Mumford was then asked by professional skateboarder Jamie Thomas to join a new brand at the time, Zero Skateboards, in 1996.

Following Mumford's sponsorship deal with the Globe shoe company, he released signature shoe models named "Mumford" (2003) and "The Alter". Mumford was featured on the cover of Thrasher Magazine in March 2004 performing the "crail slide" skateboard trick.

Following a brief stint with the now-defunct Adio shoe brand, Mumford was then recruited by the Supra footwear brand and joined team members such as Erik Ellington and Jim Greco.

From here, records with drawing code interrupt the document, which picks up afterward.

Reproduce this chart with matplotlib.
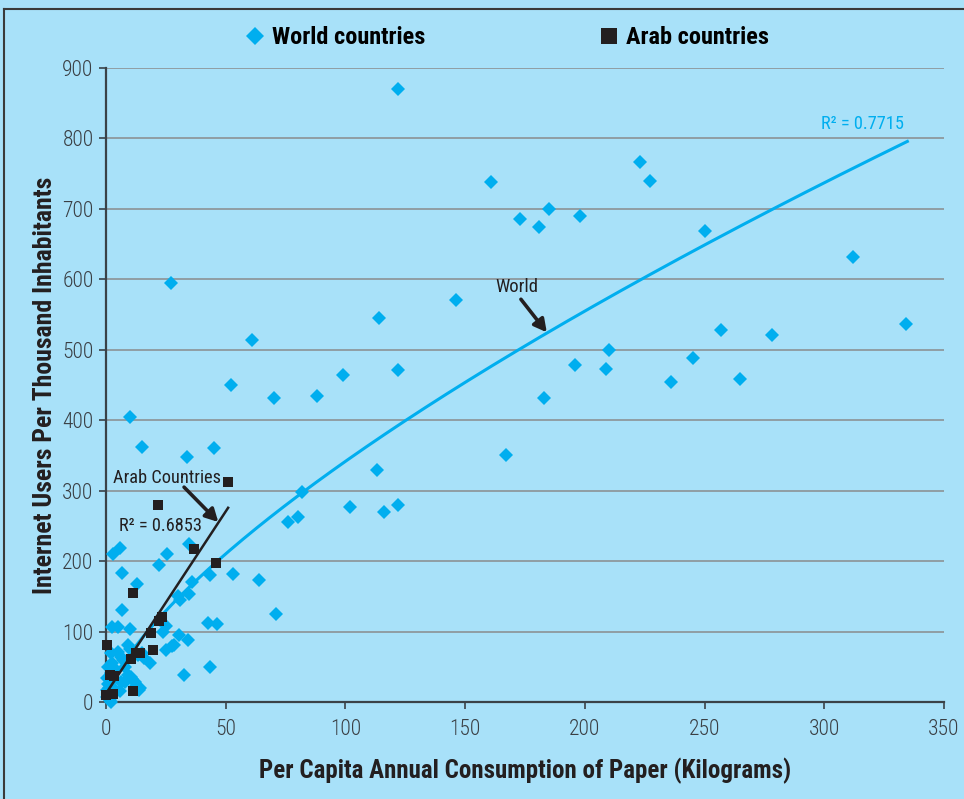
import matplotlib
matplotlib.use("Agg")
import matplotlib.pyplot as plt
import numpy as np
from matplotlib.lines import Line2D
from matplotlib import font_manager

# ---- data ----
world_x = [122, 27, 161, 173, 181, 185, 198, 223, 227, 250, 146, 114, 122, 61, 52, 70, 88, 99,
           113, 116, 122, 102, 80, 76, 82, 64, 71, 53, 167, 183, 196, 209, 210, 236, 245, 257,
           265, 278, 312, 334, 10, 15, 34, 45,
           34.7, 25.5, 22, 6, 3, 6.5, 12.8, 35.8, 43.4, 30, 31, 34.6, 6.5, 2.4, 4.9, 10, 42.5,
           46.2, 25, 24, 30.3, 34.2, 28.5, 27.4, 25, 18.4, 32.7, 43.4, 9.2, 5, 6.4, 2.2, 13.4,
           7.8, 10.6, 12, 13.6, 0.8, 2.2, 0.3, 0.4, 1.5, 6.4, 3.6, 5.7, 0.3, 8, 9, 11, 12, 14,
           7, 4, 1, 2.5, 3, 10, 16, 15, 1.2, 2]
world_y = [870, 595, 738, 686, 674, 700, 690, 767, 740, 669, 571, 545, 471, 514, 450, 431, 435, 464,
           330, 270, 279, 277, 263, 256, 298, 173, 125, 182, 350, 431, 478, 473, 500, 454, 488, 528,
           459, 521, 631, 536, 405, 362, 348, 360,
           224, 210, 194, 218, 210, 183, 167, 171, 180, 150, 145, 154, 131, 107, 106, 104, 112,
           111, 108, 100, 95, 88, 81, 79, 74, 56, 38, 50, 81, 71, 64, 69, 67,
           50, 36, 29, 17, 50, 41, 34, 7, 3, 29, 17, 15, 17, 28, 38, 33, 22, 20,
           60, 45, 25, 55, 33, 75, 63, 70, 20, 0]

arab_x = [0.5, 1.5, 3.3, 0.2, 2.9, 11.2, 10.6, 12.7, 14.2, 19.5, 18.7, 22.2, 23.5, 11.2, 21.9,
          36.9, 45.8, 50.8]
arab_y = [81, 38, 37, 10, 11, 16, 61, 69, 69, 74, 98, 115, 121, 155, 279, 217, 198, 313]

# trendlines
world_fit_a, world_fit_b = 13.6, 0.70      # power trend y = a * x^b
world_fit_range = (0.3, 334.7)
arab_fit_slope, arab_fit_icpt = 5.17, 12.0  # linear trend
arab_fit_range = (0.5, 51.0)
world_r2 = "R\u00b2 = 0.7715"
arab_r2 = "R\u00b2 = 0.6853"

xticks = [0, 50, 100, 150, 200, 250, 300, 350]
yticks = [0, 100, 200, 300, 400, 500, 600, 700, 800, 900]

# ---- font choice: prefer a condensed face ----
names = {f.name for f in font_manager.fontManager.ttflist}
FAM = ["DejaVu Sans"]
STRETCH = "normal"
for cand in ["Roboto Condensed", "Liberation Sans Narrow", "Open Sans Condensed",
             "DejaVu Sans Condensed", "Noto Sans Condensed"]:
    if cand in names:
        FAM = [cand, "DejaVu Sans"]
        break
else:
    STRETCH = "condensed"

def fp(size, weight="normal"):
    return font_manager.FontProperties(family=FAM, size=size, weight=weight, stretch=STRETCH)

# ---- style ----
BG = "#A8E1F9"
CYAN = "#00AEEF"
DARK = "#231F20"
GRID = "#8C9296"
AXC = "#3A4248"

fig = plt.figure(figsize=(9.64, 7.99), dpi=100, facecolor=BG)
ax = fig.add_axes([106/964, 1-702/799, (944-106)/964, (702-68)/799])
ax.set_facecolor(BG)

ax.set_xlim(0, 350)
ax.set_ylim(0, 900)
ax.set_xticks(xticks)
ax.set_yticks(yticks)
ax.set_xticklabels([str(t) for t in xticks], fontproperties=fp(15.5, 300))
ax.set_yticklabels([str(t) for t in yticks], fontproperties=fp(15.5, 300))
ax.yaxis.grid(True, color=GRID, lw=1.2)
ax.set_axisbelow(True)
for s in ["top", "right"]:
    ax.spines[s].set_visible(False)
for s in ["left", "bottom"]:
    ax.spines[s].set_color(AXC)
    ax.spines[s].set_linewidth(1.6)
ax.tick_params(axis="both", colors=AXC, length=5, width=1.2, direction="out",
               labelcolor="#3A3F44")
ax.tick_params(axis="y", pad=4)
ax.tick_params(axis="x", pad=7)

# trend lines
xs = np.linspace(world_fit_range[0], world_fit_range[1], 300)
ax.plot(xs, world_fit_a * xs ** world_fit_b, color=CYAN, lw=2.2, zorder=4)
xa = np.array(arab_fit_range)
ax.plot(xa, arab_fit_slope * xa + arab_fit_icpt, color=DARK, lw=1.8, zorder=5)

# points
ax.plot(world_x, world_y, linestyle="none", marker="D", ms=6.8, color=CYAN,
        markeredgewidth=0, zorder=3, clip_on=False)
ax.plot(arab_x, arab_y, linestyle="none", marker="s", ms=7.8, color=DARK,
        markeredgewidth=0, zorder=6, clip_on=False)

# annotations
arrow = dict(arrowstyle="-|>,head_length=0.75,head_width=0.4", color=DARK, lw=2.6,
             shrinkA=0, shrinkB=0)
ax.annotate("", xy=(184.1, 524.8), xytext=(173.3, 571.7), arrowprops=arrow, zorder=7)
ax.text(171.5, 589, "World", ha="center", va="center", color=DARK, fontproperties=fp(13.5))
ax.annotate("", xy=(46.9, 255.5), xytext=(32.6, 305), arrowprops=arrow, zorder=7)
ax.text(25.5, 318, "Arab Countries", ha="center", va="center", color=DARK, fontproperties=fp(13.2))
ax.text(22.6, 250, arab_r2, ha="center", va="center", color=DARK, fontproperties=fp(13.2))
ax.text(315.8, 821, world_r2, ha="center", va="center", color=CYAN, fontproperties=fp(13.2))

# axis labels
ax.set_xlabel("Per Capita Annual Consumption of Paper (Kilograms)", color=DARK,
              fontproperties=fp(18, "bold"))
ax.set_ylabel("Internet Users Per Thousand Inhabitants", color=DARK,
              fontproperties=fp(18.5, "bold"))
ax.xaxis.set_label_coords(0.5, (702-771)/634)
ax.yaxis.set_label_coords((45-106)/838, 0.5)
ax.xaxis.label.set_va("center")
ax.yaxis.label.set_va("center")

# legend
handles = [Line2D([], [], linestyle="none", marker="D", ms=9, color=CYAN, markeredgewidth=0),
           Line2D([], [], linestyle="none", marker="s", ms=11, color=DARK, markeredgewidth=0)]
fig.legend(handles, ["World countries", "Arab countries"], ncol=2, loc="center",
           bbox_to_anchor=(508/964, 1-38/799), frameon=False, columnspacing=7.2,
           handlelength=0.7, handletextpad=0.35,
           prop=fp(17.5, "bold"))

# outer frame lines
fig.add_artist(Line2D([4/964, 4/964], [0, 1-9/799], color="#3A3A3A", lw=1.5,
                      transform=fig.transFigure))
fig.add_artist(Line2D([4/964, 1], [1-9/799, 1-9/799], color="#3A3A3A", lw=1.5,
                      transform=fig.transFigure))

fig.savefig("out.png", dpi=100, facecolor=BG)
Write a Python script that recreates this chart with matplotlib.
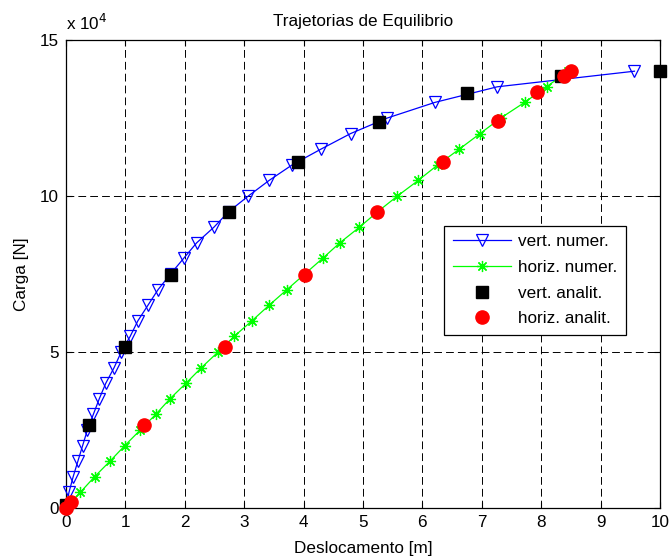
import matplotlib
matplotlib.use("Agg")
import matplotlib.pyplot as plt
from matplotlib.ticker import FuncFormatter

plt.rcParams['font.family'] = ['Liberation Sans', 'DejaVu Sans']

# Data (displacement in m, load in N)
vert_num_x = [0.0, 0.05, 0.12, 0.20, 0.28, 0.36, 0.46, 0.56, 0.67, 0.81, 0.93, 1.08, 1.21, 1.38,
              1.55, 1.76, 1.98, 2.20, 2.49, 2.74, 3.07, 3.42, 3.81, 4.29, 4.79, 5.41, 6.21, 7.26, 9.57]
vert_num_y = [0, 5000, 10000, 15000, 20000, 25000, 30000, 35000, 40000, 45000, 50000, 55000, 60000,
              65000, 70000, 75000, 80000, 85000, 90000, 95000, 100000, 105000, 110000, 115000, 120000,
              125000, 130000, 135000, 140000]

horiz_num_x = [0.0, 0.24, 0.48, 0.74, 0.99, 1.25, 1.51, 1.75, 2.02, 2.28, 2.56, 2.83, 3.13, 3.42,
               3.72, 4.02, 4.32, 4.61, 4.94, 5.25, 5.58, 5.93, 6.26, 6.62, 6.97, 7.32, 7.72, 8.09, 8.45]
horiz_num_y = [0, 5000, 10000, 15000, 20000, 25000, 30000, 35000, 40000, 45000, 50000, 55000, 60000,
               65000, 70000, 75000, 80000, 85000, 90000, 95000, 100000, 105000, 110000, 115000, 120000,
               125000, 130000, 135000, 140000]

vert_an_x = [0.0, 0.39, 0.99, 1.77, 2.74, 3.91, 5.27, 6.75, 8.33, 10.0]
vert_an_y = [1000, 26500, 51600, 74600, 94900, 110800, 123800, 133000, 138500, 140000]

horiz_an_x = [0.0, 0.08, 1.32, 2.67, 4.02, 5.24, 6.35, 7.27, 7.93, 8.39, 8.51]
horiz_an_y = [0, 1800, 26500, 51600, 74600, 94900, 110900, 123900, 133300, 138500, 140000]

x_ticks = [0, 1, 2, 3, 4, 5, 6, 7, 8, 9, 10]
y_ticks = [0, 50000, 100000, 150000]

FS = 12.3

fig = plt.figure(figsize=(6.72, 5.57), dpi=100)
ax = fig.add_axes([66/672, 49/557, 594/672, 468/557])

ax.plot(vert_num_x, vert_num_y, color='#0000FF', lw=0.9, marker='v', ms=9, mfc='none',
        mec='#0000FF', mew=0.9, label='vert. numer.', clip_on=False, zorder=3)
ax.plot(horiz_num_x, horiz_num_y, color='#00FF00', lw=0.9, marker=(8, 2, 0), ms=8,
        mec='#00FF00', mew=0.9, label='horiz. numer.', clip_on=False, zorder=3)
ax.plot(vert_an_x, vert_an_y, ls='none', marker='s', ms=8.5, color='black',
        label='vert. analit.', clip_on=False, zorder=4)
ax.plot(horiz_an_x, horiz_an_y, ls='none', marker='o', ms=9.5, color='#FF0000',
        label='horiz. analit.', clip_on=False, zorder=5)

ax.set_xlim(0, 10)
ax.set_ylim(0, 150000)
ax.set_xticks(x_ticks)
ax.set_yticks(y_ticks)
ax.yaxis.set_major_formatter(FuncFormatter(lambda v, p: f"{v/1e4:g}"))
ax.tick_params(direction='in', length=4, width=0.8, top=True, right=True, labelsize=FS, pad=5)
ax.grid(True, color='black', ls=(0, (8, 4.2)), lw=0.7)
for s in ax.spines.values():
    s.set_linewidth(0.9)

ax.set_title('Trajetorias de Equilibrio', fontsize=FS, pad=10)
ax.set_xlabel('Deslocamento [m]', fontsize=FS, labelpad=8)
ax.set_ylabel('Carga [N]', fontsize=FS, labelpad=8)
ax.text(0.0, 1.015, r'x 10$^{4}$', transform=ax.transAxes, fontsize=FS, ha='left', va='bottom')

leg = ax.legend(loc='upper right', bbox_to_anchor=(0.943, 0.603), fancybox=False,
                edgecolor='black', framealpha=1, fontsize=FS, handlelength=3.4,
                borderpad=0.5, labelspacing=0.62, handletextpad=0.45, borderaxespad=0)
leg.get_frame().set_linewidth(0.9)

fig.savefig('out.png', dpi=100)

Mumford released a shoe model as part of Supra's Vaider low pack in 2011.

===Sponsors===
As of November 2013, Mumford is sponsored by Slave, Supra, Theeve Trucks, Bones Wheels and Shake Junt.

==Personal life==
As of November 2013, Mumford resides in Encinitas, California, US.

==Filmography==
- Zero: Thrill of It All (1997)
- Zero: Misled Youth (1999)
- Zero: "Dying To Live" (2001)
- Transworld: The Reason (1999)
- Globe: Opinion (2001)
- Black Label: Back in Black (2006)
- Globe: United by Fate 1 (2007)
- Globe: United by Fate 2 (2007)
- Globe: Money for Blood (2007)
- Globe: United by Fate 3 (2008)
- Globe: United by Fate 4 (2008)
- Globe: United by Fate 5 (2009)
- Globe: United by Fate 6 (2010)
- Slave: Radio/Television (2009)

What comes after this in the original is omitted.